■ WHAT THE TASK ASKS ■
Your answer should be a single number: the count of lines holding the word "this".

■ DATA LINES ■
------------------------------

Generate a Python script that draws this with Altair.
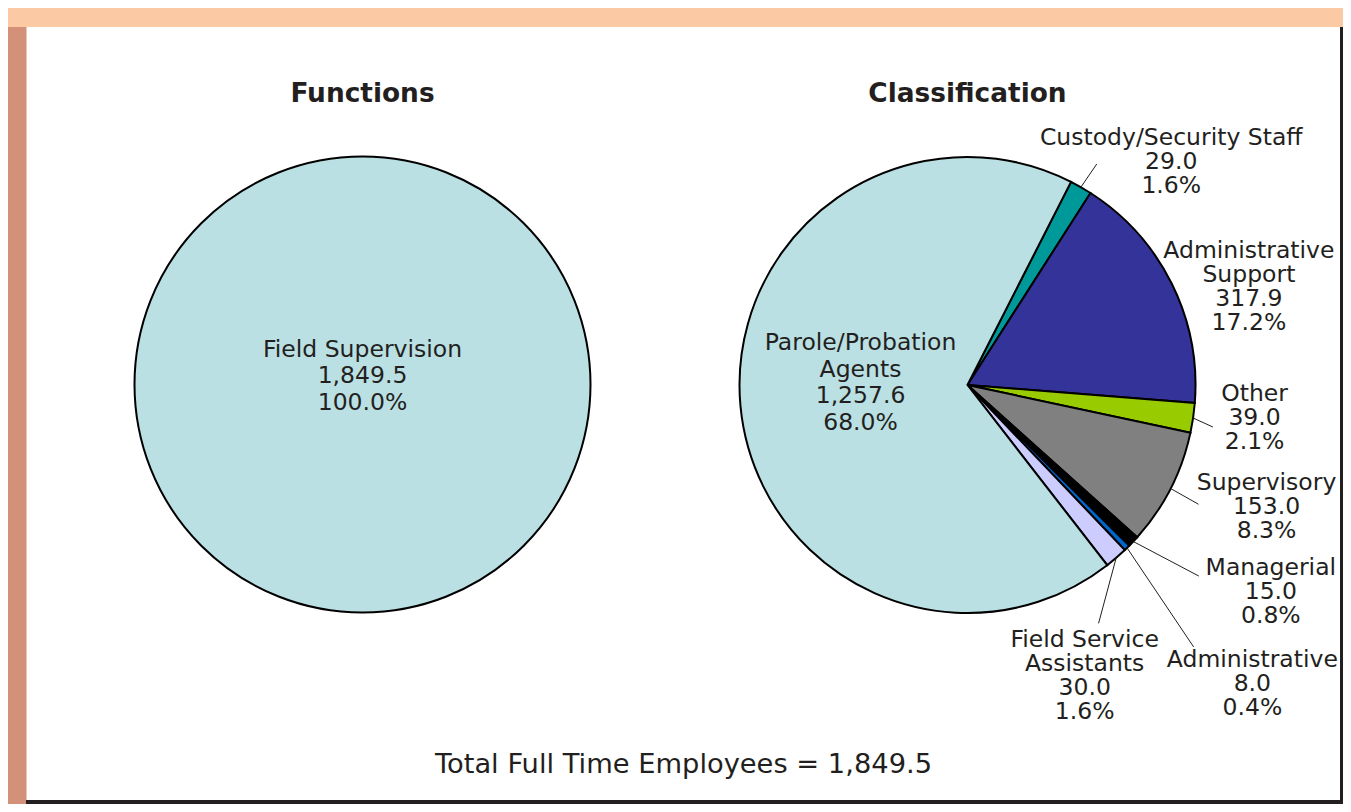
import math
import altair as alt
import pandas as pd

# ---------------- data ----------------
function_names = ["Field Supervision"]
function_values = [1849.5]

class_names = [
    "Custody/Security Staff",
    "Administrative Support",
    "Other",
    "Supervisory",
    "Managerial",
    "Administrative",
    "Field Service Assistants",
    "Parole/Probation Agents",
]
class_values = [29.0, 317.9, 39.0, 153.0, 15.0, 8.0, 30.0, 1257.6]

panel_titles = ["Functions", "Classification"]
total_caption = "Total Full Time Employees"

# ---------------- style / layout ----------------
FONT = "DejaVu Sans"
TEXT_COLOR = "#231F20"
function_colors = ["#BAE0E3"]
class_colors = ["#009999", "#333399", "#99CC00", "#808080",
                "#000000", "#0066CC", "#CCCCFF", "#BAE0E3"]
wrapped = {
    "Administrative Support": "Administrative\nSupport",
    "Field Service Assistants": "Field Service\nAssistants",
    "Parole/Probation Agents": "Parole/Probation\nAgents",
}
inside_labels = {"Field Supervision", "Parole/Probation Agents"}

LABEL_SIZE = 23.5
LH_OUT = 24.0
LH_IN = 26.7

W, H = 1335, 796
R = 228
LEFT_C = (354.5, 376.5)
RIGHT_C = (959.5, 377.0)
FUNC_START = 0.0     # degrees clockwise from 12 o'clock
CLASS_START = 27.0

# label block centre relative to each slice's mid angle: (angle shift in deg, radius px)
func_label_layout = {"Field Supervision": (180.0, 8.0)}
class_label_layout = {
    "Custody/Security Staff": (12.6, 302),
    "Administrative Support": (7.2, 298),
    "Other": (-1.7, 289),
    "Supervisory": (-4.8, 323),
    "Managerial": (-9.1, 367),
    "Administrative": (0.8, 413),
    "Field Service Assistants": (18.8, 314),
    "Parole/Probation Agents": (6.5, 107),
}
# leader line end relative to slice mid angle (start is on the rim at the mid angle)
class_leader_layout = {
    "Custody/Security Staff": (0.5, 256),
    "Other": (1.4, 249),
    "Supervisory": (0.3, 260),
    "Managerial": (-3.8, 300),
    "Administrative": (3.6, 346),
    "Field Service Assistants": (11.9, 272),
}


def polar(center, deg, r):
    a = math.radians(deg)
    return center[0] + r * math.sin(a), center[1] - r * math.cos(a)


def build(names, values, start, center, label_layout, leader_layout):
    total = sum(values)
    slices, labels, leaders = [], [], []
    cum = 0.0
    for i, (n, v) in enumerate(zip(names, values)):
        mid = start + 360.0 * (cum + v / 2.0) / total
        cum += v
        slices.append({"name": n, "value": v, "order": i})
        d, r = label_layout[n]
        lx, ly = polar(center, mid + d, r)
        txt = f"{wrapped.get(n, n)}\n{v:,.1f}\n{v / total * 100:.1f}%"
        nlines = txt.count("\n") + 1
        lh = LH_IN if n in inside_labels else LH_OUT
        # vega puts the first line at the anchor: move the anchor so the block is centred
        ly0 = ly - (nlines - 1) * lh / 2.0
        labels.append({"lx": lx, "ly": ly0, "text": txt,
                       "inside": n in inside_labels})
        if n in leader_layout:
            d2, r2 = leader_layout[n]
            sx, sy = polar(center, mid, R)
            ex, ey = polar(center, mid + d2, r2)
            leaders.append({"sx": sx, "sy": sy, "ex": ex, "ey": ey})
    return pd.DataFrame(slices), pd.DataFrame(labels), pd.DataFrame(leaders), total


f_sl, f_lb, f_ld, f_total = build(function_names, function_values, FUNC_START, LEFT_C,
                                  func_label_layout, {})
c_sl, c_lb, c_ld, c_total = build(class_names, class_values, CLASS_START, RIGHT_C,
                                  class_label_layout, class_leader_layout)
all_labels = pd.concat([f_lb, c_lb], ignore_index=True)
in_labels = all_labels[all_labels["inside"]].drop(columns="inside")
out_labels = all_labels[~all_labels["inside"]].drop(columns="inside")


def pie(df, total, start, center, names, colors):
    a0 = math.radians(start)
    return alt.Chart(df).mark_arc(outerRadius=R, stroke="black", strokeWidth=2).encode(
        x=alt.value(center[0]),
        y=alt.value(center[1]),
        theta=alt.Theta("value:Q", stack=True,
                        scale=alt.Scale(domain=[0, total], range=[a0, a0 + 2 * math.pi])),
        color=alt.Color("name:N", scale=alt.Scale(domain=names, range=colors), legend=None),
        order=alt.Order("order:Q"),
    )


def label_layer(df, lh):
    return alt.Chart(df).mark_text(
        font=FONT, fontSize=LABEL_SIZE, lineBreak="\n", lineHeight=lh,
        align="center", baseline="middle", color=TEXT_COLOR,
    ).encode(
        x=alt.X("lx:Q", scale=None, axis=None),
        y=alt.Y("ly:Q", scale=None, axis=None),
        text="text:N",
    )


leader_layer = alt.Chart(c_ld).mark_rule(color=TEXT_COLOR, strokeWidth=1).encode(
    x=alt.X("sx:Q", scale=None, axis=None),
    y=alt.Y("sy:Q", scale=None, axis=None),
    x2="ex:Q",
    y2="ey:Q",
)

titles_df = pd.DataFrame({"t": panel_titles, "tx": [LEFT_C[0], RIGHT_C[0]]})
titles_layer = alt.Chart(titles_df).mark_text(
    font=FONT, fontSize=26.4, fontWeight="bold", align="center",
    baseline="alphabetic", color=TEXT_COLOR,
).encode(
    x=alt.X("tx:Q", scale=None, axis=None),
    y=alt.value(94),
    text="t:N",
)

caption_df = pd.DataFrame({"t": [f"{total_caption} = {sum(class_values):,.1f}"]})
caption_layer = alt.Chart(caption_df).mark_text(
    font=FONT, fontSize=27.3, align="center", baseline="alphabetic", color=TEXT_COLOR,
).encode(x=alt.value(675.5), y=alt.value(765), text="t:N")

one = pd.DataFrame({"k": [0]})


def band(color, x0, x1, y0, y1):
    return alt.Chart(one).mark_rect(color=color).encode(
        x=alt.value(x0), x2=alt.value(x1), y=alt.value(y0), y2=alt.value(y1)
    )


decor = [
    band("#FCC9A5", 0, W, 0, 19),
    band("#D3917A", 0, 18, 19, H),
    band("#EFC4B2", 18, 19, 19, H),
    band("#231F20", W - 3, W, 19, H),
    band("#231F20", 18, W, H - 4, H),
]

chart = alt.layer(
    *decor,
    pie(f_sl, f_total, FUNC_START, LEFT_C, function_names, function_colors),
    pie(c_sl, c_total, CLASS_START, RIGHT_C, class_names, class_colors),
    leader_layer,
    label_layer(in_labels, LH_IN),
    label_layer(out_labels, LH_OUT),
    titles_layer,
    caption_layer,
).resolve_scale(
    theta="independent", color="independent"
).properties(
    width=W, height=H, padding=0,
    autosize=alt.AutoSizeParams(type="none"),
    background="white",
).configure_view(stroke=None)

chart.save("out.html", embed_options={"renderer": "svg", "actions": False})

------------------------------

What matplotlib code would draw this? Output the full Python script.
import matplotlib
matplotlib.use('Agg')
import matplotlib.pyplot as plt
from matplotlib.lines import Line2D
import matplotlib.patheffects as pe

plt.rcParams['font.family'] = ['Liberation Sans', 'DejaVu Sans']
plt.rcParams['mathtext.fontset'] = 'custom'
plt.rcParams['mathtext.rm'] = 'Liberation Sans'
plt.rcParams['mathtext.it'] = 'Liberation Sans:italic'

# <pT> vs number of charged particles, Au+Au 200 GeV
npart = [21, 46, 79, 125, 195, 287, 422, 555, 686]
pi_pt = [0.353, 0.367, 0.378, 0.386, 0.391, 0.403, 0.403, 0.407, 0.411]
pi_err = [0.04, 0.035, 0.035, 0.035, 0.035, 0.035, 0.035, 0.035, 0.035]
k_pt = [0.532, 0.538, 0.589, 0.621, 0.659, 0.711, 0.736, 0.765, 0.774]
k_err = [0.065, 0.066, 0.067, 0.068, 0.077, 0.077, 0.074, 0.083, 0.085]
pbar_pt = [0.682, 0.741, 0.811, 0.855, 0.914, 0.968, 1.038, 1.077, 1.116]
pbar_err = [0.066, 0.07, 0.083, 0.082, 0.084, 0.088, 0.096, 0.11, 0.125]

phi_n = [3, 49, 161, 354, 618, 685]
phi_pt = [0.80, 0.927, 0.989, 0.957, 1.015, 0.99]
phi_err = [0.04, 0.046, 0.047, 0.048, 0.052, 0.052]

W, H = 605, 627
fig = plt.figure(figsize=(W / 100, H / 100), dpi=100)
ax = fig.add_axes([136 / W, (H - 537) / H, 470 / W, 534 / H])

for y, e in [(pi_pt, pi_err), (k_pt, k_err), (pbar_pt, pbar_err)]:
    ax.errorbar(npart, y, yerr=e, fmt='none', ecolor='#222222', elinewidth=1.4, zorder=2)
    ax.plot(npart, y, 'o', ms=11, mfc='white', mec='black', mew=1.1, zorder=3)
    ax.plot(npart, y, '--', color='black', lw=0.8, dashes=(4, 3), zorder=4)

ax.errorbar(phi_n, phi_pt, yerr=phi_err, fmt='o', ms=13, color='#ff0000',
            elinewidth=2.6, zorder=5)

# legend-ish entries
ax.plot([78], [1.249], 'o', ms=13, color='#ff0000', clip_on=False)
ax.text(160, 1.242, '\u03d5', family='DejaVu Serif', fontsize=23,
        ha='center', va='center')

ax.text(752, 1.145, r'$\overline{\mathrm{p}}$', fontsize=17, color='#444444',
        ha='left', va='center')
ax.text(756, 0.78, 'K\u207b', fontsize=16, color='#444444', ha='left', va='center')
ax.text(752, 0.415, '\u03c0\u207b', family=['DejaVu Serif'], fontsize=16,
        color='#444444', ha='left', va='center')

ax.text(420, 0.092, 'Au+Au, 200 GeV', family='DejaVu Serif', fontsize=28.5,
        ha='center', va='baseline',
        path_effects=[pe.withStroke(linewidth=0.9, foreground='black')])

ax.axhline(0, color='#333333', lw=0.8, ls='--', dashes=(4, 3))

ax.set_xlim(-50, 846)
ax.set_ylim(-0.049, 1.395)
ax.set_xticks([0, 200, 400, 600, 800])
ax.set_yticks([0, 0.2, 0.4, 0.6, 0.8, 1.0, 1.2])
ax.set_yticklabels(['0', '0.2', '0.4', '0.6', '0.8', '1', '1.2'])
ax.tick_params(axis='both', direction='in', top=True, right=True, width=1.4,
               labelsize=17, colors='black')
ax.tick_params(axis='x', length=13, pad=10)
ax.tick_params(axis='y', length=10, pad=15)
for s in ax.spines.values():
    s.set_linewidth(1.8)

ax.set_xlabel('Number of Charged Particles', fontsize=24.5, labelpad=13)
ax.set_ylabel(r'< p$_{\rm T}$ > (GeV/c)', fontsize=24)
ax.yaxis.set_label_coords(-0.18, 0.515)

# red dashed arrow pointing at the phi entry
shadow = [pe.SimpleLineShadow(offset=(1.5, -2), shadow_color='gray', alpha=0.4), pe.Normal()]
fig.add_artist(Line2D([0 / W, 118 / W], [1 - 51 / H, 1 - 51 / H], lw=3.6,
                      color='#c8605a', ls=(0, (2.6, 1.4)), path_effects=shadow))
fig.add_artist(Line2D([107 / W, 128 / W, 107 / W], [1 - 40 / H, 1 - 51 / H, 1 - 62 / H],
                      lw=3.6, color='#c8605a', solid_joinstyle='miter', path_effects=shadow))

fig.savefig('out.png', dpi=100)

------------------------------

■ WORKED ANSWER ■
2